Data lines:
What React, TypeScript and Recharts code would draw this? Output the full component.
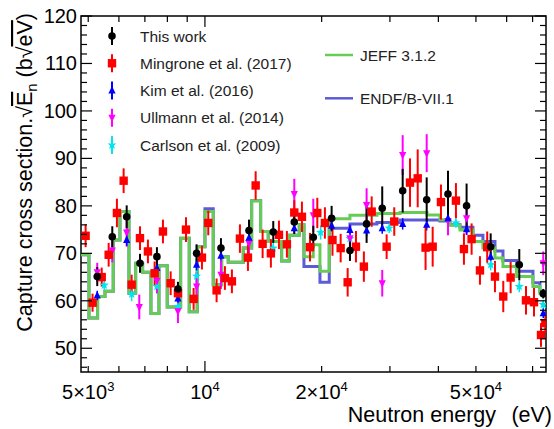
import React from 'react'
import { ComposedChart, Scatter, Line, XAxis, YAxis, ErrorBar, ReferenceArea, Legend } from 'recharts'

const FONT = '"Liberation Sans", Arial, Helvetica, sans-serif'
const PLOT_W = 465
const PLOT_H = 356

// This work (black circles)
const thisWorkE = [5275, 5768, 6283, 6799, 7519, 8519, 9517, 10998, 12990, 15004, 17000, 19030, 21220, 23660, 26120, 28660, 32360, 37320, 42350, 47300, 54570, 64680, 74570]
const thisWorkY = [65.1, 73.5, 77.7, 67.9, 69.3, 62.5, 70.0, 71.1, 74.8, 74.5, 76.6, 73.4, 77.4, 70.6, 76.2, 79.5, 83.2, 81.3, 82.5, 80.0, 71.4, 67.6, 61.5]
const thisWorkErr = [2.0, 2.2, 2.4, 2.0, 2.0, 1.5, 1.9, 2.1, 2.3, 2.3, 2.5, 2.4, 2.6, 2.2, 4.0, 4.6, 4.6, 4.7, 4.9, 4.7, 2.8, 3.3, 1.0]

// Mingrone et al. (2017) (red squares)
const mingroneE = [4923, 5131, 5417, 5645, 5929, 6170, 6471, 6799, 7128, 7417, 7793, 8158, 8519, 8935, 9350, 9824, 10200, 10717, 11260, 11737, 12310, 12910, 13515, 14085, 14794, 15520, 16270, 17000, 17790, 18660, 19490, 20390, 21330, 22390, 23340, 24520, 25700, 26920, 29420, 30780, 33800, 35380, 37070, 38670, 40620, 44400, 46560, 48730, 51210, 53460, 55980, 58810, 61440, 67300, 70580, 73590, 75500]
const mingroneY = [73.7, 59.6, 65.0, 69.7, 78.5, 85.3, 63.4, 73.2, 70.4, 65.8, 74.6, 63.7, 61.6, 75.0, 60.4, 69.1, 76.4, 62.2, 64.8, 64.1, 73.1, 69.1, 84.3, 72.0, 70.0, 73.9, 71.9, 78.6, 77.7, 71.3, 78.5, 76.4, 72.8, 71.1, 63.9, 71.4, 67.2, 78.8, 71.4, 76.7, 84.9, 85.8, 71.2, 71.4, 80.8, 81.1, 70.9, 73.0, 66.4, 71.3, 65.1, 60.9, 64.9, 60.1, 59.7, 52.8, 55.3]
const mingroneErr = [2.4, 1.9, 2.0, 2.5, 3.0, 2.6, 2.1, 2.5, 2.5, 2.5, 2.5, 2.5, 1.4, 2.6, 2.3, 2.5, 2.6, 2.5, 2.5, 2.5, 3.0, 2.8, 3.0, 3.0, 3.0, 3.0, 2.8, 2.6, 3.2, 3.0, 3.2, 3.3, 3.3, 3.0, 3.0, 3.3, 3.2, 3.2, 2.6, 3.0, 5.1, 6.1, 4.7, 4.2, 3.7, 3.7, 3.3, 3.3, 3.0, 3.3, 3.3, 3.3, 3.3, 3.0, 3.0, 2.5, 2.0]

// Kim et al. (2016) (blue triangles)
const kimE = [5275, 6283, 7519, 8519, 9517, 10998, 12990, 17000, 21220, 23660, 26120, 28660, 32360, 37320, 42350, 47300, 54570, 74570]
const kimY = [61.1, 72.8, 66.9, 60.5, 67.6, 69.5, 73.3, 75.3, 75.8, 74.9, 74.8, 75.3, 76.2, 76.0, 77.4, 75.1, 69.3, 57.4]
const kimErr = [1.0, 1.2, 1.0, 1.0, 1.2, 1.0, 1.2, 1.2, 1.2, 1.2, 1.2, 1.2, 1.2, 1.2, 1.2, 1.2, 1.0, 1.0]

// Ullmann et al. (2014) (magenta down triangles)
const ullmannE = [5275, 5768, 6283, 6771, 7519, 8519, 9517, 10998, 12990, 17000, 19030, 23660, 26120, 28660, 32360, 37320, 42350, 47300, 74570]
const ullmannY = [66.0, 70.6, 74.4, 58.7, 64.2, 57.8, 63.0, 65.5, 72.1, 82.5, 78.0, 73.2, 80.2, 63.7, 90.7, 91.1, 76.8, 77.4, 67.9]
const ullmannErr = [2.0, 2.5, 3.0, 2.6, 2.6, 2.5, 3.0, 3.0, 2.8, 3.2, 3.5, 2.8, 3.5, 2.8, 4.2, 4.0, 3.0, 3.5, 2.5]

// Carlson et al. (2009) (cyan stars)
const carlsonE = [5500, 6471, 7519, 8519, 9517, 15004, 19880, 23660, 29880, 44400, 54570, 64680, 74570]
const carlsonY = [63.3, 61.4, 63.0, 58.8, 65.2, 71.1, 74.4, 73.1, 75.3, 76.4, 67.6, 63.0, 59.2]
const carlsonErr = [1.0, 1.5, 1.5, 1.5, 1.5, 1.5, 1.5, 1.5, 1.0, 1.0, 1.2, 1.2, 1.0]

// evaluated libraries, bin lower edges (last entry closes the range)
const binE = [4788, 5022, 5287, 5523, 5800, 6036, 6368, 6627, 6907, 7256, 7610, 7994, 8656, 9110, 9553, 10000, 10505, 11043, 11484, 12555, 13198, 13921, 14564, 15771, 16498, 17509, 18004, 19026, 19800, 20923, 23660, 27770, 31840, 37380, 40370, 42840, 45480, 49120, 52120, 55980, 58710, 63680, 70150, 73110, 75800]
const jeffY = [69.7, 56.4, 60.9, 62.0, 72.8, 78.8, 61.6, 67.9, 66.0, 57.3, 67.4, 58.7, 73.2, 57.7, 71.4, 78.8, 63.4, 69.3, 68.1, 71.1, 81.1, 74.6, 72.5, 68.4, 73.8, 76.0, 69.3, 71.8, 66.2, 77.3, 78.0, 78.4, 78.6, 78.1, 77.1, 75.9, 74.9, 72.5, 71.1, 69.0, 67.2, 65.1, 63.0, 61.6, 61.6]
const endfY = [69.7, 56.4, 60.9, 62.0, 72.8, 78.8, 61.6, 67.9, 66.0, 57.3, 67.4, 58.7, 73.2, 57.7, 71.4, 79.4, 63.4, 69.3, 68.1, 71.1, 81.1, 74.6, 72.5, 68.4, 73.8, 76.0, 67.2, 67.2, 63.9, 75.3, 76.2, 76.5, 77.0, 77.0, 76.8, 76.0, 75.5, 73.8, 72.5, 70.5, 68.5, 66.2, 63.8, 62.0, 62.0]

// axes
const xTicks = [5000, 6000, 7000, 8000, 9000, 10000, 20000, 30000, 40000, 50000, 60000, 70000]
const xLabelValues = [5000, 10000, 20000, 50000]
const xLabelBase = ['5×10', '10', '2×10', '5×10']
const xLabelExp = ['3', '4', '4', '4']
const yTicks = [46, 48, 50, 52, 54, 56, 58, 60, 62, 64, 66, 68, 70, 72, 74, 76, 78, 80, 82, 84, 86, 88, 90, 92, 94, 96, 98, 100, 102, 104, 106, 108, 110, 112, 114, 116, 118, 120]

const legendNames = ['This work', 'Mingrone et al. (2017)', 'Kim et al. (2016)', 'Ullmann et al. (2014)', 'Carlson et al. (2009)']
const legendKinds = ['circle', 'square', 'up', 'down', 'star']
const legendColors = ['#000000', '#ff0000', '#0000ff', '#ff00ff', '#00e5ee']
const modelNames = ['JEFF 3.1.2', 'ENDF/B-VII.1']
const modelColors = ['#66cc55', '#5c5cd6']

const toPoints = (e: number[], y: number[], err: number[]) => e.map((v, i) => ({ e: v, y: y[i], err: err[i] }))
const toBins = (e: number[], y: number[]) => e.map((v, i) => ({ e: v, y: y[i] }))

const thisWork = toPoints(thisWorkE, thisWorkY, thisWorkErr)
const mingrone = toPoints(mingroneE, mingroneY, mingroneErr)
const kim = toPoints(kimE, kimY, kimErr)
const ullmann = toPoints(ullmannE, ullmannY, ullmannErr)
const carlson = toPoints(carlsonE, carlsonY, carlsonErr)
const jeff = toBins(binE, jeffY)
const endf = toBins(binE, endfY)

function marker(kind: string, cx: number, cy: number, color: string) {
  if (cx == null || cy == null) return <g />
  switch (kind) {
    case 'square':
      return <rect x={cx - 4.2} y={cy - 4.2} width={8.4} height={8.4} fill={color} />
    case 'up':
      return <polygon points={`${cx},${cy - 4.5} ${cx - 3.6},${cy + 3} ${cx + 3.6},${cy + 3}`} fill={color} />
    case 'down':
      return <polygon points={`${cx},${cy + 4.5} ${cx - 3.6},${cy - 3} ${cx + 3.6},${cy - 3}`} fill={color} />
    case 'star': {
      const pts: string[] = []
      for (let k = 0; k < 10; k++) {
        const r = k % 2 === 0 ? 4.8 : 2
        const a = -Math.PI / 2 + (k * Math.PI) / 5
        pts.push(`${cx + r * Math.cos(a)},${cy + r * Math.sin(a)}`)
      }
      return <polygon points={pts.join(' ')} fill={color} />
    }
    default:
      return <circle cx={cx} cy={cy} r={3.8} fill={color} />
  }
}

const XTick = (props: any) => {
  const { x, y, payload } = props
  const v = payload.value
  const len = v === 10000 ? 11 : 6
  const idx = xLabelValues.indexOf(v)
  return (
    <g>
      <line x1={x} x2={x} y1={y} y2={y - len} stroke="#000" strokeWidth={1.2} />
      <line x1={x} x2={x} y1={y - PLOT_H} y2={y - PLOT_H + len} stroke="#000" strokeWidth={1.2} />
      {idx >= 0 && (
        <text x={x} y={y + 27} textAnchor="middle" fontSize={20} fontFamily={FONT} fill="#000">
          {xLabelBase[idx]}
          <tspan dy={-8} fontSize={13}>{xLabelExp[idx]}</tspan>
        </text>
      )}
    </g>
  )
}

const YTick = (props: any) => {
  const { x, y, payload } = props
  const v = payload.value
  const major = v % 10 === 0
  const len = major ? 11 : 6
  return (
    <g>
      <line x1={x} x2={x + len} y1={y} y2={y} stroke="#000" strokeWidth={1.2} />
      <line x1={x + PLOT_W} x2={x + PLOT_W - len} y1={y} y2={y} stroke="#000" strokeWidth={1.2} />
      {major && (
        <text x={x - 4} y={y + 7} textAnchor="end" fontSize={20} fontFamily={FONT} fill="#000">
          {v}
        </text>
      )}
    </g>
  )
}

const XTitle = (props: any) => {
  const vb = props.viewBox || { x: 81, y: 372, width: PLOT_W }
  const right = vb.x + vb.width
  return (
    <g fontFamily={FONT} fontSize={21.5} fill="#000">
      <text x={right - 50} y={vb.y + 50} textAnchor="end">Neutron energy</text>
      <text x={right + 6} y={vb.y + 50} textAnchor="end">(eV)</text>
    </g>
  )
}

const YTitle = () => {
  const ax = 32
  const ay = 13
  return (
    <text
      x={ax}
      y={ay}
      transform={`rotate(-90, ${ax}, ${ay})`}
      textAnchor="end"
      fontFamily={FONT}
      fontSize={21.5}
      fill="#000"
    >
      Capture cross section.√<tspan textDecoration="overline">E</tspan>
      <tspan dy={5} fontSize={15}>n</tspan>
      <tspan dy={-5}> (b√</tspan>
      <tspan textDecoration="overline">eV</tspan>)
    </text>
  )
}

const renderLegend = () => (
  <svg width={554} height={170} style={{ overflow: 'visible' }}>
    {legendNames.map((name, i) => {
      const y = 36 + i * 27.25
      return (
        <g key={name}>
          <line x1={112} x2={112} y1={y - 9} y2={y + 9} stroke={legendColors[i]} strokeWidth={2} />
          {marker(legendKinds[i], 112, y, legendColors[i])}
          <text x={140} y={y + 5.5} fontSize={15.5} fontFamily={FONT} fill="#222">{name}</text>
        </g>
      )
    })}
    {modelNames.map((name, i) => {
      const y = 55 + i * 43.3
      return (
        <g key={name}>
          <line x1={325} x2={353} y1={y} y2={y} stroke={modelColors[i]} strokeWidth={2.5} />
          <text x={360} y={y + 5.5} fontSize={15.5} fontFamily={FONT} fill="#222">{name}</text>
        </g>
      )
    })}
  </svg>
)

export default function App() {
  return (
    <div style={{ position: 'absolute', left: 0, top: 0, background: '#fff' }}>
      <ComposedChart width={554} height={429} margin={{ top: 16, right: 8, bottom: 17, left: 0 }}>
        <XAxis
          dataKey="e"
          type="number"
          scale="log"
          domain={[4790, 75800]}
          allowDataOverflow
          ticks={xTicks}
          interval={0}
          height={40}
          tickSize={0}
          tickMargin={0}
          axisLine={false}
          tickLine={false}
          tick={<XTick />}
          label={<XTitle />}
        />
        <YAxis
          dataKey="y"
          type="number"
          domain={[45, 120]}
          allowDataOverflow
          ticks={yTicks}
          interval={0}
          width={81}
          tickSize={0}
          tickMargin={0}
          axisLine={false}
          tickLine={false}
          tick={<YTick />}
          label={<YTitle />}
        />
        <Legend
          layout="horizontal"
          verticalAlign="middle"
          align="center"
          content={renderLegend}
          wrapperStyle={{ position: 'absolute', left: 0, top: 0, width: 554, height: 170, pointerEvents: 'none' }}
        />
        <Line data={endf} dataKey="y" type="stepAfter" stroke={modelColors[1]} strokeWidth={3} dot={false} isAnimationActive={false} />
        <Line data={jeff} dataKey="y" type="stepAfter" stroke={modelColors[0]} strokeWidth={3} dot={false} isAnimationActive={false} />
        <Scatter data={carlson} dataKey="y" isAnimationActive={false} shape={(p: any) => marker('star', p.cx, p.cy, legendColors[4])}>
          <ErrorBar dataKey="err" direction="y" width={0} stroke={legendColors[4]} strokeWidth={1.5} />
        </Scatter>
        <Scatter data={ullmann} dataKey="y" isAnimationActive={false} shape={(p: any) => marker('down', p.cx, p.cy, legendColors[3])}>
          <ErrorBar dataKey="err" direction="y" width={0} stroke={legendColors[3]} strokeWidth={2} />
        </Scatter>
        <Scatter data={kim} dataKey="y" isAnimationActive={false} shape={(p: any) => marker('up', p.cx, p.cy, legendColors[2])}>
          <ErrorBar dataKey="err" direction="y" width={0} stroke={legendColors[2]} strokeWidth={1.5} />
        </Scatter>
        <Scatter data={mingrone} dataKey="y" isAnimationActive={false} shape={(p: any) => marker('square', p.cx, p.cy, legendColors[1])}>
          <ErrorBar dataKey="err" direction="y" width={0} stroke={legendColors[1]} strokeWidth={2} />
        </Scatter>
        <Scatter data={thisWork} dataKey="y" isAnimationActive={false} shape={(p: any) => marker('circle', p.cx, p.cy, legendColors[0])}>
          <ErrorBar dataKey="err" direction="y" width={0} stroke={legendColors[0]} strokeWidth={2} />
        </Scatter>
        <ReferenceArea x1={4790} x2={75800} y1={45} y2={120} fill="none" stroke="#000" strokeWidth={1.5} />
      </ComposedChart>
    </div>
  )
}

Work instructions: Omit the pictures, then repeat exactly each line from the beginning of the listing through the line with "2.8, 3.3, 1.0]".

Exercise response:
What React, TypeScript and Recharts code would draw this? Output the full component.
import React from 'react'
import { ComposedChart, Scatter, Line, XAxis, YAxis, ErrorBar, ReferenceArea, Legend } from 'recharts'

const FONT = '"Liberation Sans", Arial, Helvetica, sans-serif'
const PLOT_W = 465
const PLOT_H = 356

// This work (black circles)
const thisWorkE = [5275, 5768, 6283, 6799, 7519, 8519, 9517, 10998, 12990, 15004, 17000, 19030, 21220, 23660, 26120, 28660, 32360, 37320, 42350, 47300, 54570, 64680, 74570]
const thisWorkY = [65.1, 73.5, 77.7, 67.9, 69.3, 62.5, 70.0, 71.1, 74.8, 74.5, 76.6, 73.4, 77.4, 70.6, 76.2, 79.5, 83.2, 81.3, 82.5, 80.0, 71.4, 67.6, 61.5]
const thisWorkErr = [2.0, 2.2, 2.4, 2.0, 2.0, 1.5, 1.9, 2.1, 2.3, 2.3, 2.5, 2.4, 2.6, 2.2, 4.0, 4.6, 4.6, 4.7, 4.9, 4.7, 2.8, 3.3, 1.0]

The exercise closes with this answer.